┌─ Dataset excerpt

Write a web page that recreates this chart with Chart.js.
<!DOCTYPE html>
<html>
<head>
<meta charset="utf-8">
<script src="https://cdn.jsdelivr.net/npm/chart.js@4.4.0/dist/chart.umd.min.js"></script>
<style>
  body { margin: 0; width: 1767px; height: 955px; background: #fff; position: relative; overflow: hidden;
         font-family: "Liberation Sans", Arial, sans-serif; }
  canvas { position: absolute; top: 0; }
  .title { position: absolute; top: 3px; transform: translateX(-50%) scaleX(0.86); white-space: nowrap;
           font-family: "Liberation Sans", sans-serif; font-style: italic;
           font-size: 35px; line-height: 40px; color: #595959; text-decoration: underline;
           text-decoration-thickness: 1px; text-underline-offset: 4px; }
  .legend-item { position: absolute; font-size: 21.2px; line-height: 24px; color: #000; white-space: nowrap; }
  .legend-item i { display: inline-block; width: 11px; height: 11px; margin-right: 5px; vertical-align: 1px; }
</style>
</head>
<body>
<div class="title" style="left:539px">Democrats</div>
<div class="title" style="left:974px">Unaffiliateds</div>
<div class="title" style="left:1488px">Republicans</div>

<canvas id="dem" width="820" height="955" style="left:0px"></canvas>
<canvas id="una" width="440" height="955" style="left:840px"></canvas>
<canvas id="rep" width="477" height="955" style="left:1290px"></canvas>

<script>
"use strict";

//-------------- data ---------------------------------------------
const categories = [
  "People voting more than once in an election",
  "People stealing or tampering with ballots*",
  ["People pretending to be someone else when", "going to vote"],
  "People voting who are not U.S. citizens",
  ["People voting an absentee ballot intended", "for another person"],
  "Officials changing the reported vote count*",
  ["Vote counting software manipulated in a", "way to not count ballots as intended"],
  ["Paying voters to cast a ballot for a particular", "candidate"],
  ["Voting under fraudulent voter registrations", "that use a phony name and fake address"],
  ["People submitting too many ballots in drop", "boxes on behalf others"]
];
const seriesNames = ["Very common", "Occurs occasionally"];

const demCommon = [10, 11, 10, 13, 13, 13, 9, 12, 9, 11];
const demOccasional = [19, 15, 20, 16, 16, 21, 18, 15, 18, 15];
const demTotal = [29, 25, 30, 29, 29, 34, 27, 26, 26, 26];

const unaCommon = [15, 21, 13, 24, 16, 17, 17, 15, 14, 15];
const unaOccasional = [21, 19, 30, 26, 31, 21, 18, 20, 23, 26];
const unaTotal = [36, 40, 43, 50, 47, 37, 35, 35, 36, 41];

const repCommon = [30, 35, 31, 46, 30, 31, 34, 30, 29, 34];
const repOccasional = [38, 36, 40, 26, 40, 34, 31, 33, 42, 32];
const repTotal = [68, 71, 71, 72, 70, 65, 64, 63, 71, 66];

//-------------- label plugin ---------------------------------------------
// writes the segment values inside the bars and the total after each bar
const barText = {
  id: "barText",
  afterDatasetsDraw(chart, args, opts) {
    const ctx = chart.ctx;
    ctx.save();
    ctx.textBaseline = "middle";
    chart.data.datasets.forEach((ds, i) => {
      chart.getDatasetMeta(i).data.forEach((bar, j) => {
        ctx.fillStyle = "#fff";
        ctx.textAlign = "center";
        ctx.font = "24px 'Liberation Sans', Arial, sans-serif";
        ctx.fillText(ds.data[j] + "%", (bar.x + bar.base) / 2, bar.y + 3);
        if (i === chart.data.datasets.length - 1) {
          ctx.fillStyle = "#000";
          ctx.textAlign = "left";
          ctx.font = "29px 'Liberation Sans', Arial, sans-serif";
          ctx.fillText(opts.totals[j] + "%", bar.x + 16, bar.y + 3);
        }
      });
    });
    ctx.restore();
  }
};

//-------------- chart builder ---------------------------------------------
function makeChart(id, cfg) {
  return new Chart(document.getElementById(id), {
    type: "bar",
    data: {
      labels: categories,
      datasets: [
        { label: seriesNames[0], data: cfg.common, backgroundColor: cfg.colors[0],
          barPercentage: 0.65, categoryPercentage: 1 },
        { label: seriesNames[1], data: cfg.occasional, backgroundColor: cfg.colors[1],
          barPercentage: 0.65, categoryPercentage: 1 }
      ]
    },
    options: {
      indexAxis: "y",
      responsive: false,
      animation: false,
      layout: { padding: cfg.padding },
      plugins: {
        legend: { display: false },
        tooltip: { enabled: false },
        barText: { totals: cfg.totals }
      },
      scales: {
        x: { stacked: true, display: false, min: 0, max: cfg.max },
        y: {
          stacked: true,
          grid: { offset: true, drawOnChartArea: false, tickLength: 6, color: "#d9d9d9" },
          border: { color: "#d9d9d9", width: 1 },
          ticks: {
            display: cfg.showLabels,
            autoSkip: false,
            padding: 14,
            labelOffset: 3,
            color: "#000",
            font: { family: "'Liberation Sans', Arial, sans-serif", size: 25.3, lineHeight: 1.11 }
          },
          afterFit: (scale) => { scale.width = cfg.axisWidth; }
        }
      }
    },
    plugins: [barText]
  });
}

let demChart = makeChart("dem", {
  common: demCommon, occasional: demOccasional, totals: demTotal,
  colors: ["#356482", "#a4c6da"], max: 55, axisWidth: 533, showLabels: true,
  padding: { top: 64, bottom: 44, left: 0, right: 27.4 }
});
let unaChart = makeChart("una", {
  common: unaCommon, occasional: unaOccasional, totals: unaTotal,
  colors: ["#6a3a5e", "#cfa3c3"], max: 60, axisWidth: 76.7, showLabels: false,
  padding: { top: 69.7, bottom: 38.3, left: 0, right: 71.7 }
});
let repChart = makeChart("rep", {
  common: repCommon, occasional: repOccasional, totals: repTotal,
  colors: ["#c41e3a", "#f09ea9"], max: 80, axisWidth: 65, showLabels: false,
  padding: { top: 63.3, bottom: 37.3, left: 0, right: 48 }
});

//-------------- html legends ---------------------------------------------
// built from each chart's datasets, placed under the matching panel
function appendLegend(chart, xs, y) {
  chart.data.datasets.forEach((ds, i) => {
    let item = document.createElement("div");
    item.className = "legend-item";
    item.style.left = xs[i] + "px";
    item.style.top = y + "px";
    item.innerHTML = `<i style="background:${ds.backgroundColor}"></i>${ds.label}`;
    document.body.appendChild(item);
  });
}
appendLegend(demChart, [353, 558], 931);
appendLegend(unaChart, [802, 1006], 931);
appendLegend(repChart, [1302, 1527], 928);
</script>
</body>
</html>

└─

Task statement =>
Show the data once more, exactly as it was written.

Correct response =>
Write a web page that recreates this chart with Chart.js.
<!DOCTYPE html>
<html>
<head>
<meta charset="utf-8">
<script src="https://cdn.jsdelivr.net/npm/chart.js@4.4.0/dist/chart.umd.min.js"></script>
<style>
  body { margin: 0; width: 1767px; height: 955px; background: #fff; position: relative; overflow: hidden;
         font-family: "Liberation Sans", Arial, sans-serif; }
  canvas { position: absolute; top: 0; }
  .title { position: absolute; top: 3px; transform: translateX(-50%) scaleX(0.86); white-space: nowrap;
           font-family: "Liberation Sans", sans-serif; font-style: italic;
           font-size: 35px; line-height: 40px; color: #595959; text-decoration: underline;
           text-decoration-thickness: 1px; text-underline-offset: 4px; }
  .legend-item { position: absolute; font-size: 21.2px; line-height: 24px; color: #000; white-space: nowrap; }
  .legend-item i { display: inline-block; width: 11px; height: 11px; margin-right: 5px; vertical-align: 1px; }
</style>
</head>
<body>
<div class="title" style="left:539px">Democrats</div>
<div class="title" style="left:974px">Unaffiliateds</div>
<div class="title" style="left:1488px">Republicans</div>

<canvas id="dem" width="820" height="955" style="left:0px"></canvas>
<canvas id="una" width="440" height="955" style="left:840px"></canvas>
<canvas id="rep" width="477" height="955" style="left:1290px"></canvas>

<script>
"use strict";

//-------------- data ---------------------------------------------
const categories = [
  "People voting more than once in an election",
  "People stealing or tampering with ballots*",
  ["People pretending to be someone else when", "going to vote"],
  "People voting who are not U.S. citizens",
  ["People voting an absentee ballot intended", "for another person"],
  "Officials changing the reported vote count*",
  ["Vote counting software manipulated in a", "way to not count ballots as intended"],
  ["Paying voters to cast a ballot for a particular", "candidate"],
  ["Voting under fraudulent voter registrations", "that use a phony name and fake address"],
  ["People submitting too many ballots in drop", "boxes on behalf others"]
];
const seriesNames = ["Very common", "Occurs occasionally"];

const demCommon = [10, 11, 10, 13, 13, 13, 9, 12, 9, 11];
const demOccasional = [19, 15, 20, 16, 16, 21, 18, 15, 18, 15];
const demTotal = [29, 25, 30, 29, 29, 34, 27, 26, 26, 26];

const unaCommon = [15, 21, 13, 24, 16, 17, 17, 15, 14, 15];
const unaOccasional = [21, 19, 30, 26, 31, 21, 18, 20, 23, 26];
const unaTotal = [36, 40, 43, 50, 47, 37, 35, 35, 36, 41];

const repCommon = [30, 35, 31, 46, 30, 31, 34, 30, 29, 34];
const repOccasional = [38, 36, 40, 26, 40, 34, 31, 33, 42, 32];
const repTotal = [68, 71, 71, 72, 70, 65, 64, 63, 71, 66];

//-------------- label plugin ---------------------------------------------
// writes the segment values inside the bars and the total after each bar
const barText = {
  id: "barText",
  afterDatasetsDraw(chart, args, opts) {
    const ctx = chart.ctx;
    ctx.save();
    ctx.textBaseline = "middle";
    chart.data.datasets.forEach((ds, i) => {
      chart.getDatasetMeta(i).data.forEach((bar, j) => {
        ctx.fillStyle = "#fff";
        ctx.textAlign = "center";
        ctx.font = "24px 'Liberation Sans', Arial, sans-serif";
        ctx.fillText(ds.data[j] + "%", (bar.x + bar.base) / 2, bar.y + 3);
        if (i === chart.data.datasets.length - 1) {
          ctx.fillStyle = "#000";
          ctx.textAlign = "left";
          ctx.font = "29px 'Liberation Sans', Arial, sans-serif";
          ctx.fillText(opts.totals[j] + "%", bar.x + 16, bar.y + 3);
        }
      });
    });
    ctx.restore();
  }
};

//-------------- chart builder ---------------------------------------------
function makeChart(id, cfg) {
  return new Chart(document.getElementById(id), {
    type: "bar",
    data: {
      labels: categories,
      datasets: [
        { label: seriesNames[0], data: cfg.common, backgroundColor: cfg.colors[0],
          barPercentage: 0.65, categoryPercentage: 1 },
        { label: seriesNames[1], data: cfg.occasional, backgroundColor: cfg.colors[1],
          barPercentage: 0.65, categoryPercentage: 1 }
      ]
    },
    options: {
      indexAxis: "y",
      responsive: false,
      animation: false,
      layout: { padding: cfg.padding },
      plugins: {
        legend: { display: false },
        tooltip: { enabled: false },
        barText: { totals: cfg.totals }
      },
      scales: {
        x: { stacked: true, display: false, min: 0, max: cfg.max },
        y: {
          stacked: true,
          grid: { offset: true, drawOnChartArea: false, tickLength: 6, color: "#d9d9d9" },
          border: { color: "#d9d9d9", width: 1 },
          ticks: {
            display: cfg.showLabels,
            autoSkip: false,
            padding: 14,
            labelOffset: 3,
            color: "#000",
            font: { family: "'Liberation Sans', Arial, sans-serif", size: 25.3, lineHeight: 1.11 }
          },
          afterFit: (scale) => { scale.width = cfg.axisWidth; }
        }
      }
    },
    plugins: [barText]
  });
}

let demChart = makeChart("dem", {
  common: demCommon, occasional: demOccasional, totals: demTotal,
  colors: ["#356482", "#a4c6da"], max: 55, axisWidth: 533, showLabels: true,
  padding: { top: 64, bottom: 44, left: 0, right: 27.4 }
});
let unaChart = makeChart("una", {
  common: unaCommon, occasional: unaOccasional, totals: unaTotal,
  colors: ["#6a3a5e", "#cfa3c3"], max: 60, axisWidth: 76.7, showLabels: false,
  padding: { top: 69.7, bottom: 38.3, left: 0, right: 71.7 }
});
let repChart = makeChart("rep", {
  common: repCommon, occasional: repOccasional, totals: repTotal,
  colors: ["#c41e3a", "#f09ea9"], max: 80, axisWidth: 65, showLabels: false,
  padding: { top: 63.3, bottom: 37.3, left: 0, right: 48 }
});

//-------------- html legends ---------------------------------------------
// built from each chart's datasets, placed under the matching panel
function appendLegend(chart, xs, y) {
  chart.data.datasets.forEach((ds, i) => {
    let item = document.createElement("div");
    item.className = "legend-item";
    item.style.left = xs[i] + "px";
    item.style.top = y + "px";
    item.innerHTML = `<i style="background:${ds.backgroundColor}"></i>${ds.label}`;
    document.body.appendChild(item);
  });
}
appendLegend(demChart, [353, 558], 931);
appendLegend(unaChart, [802, 1006], 931);
appendLegend(repChart, [1302, 1527], 928);
</script>
</body>
</html>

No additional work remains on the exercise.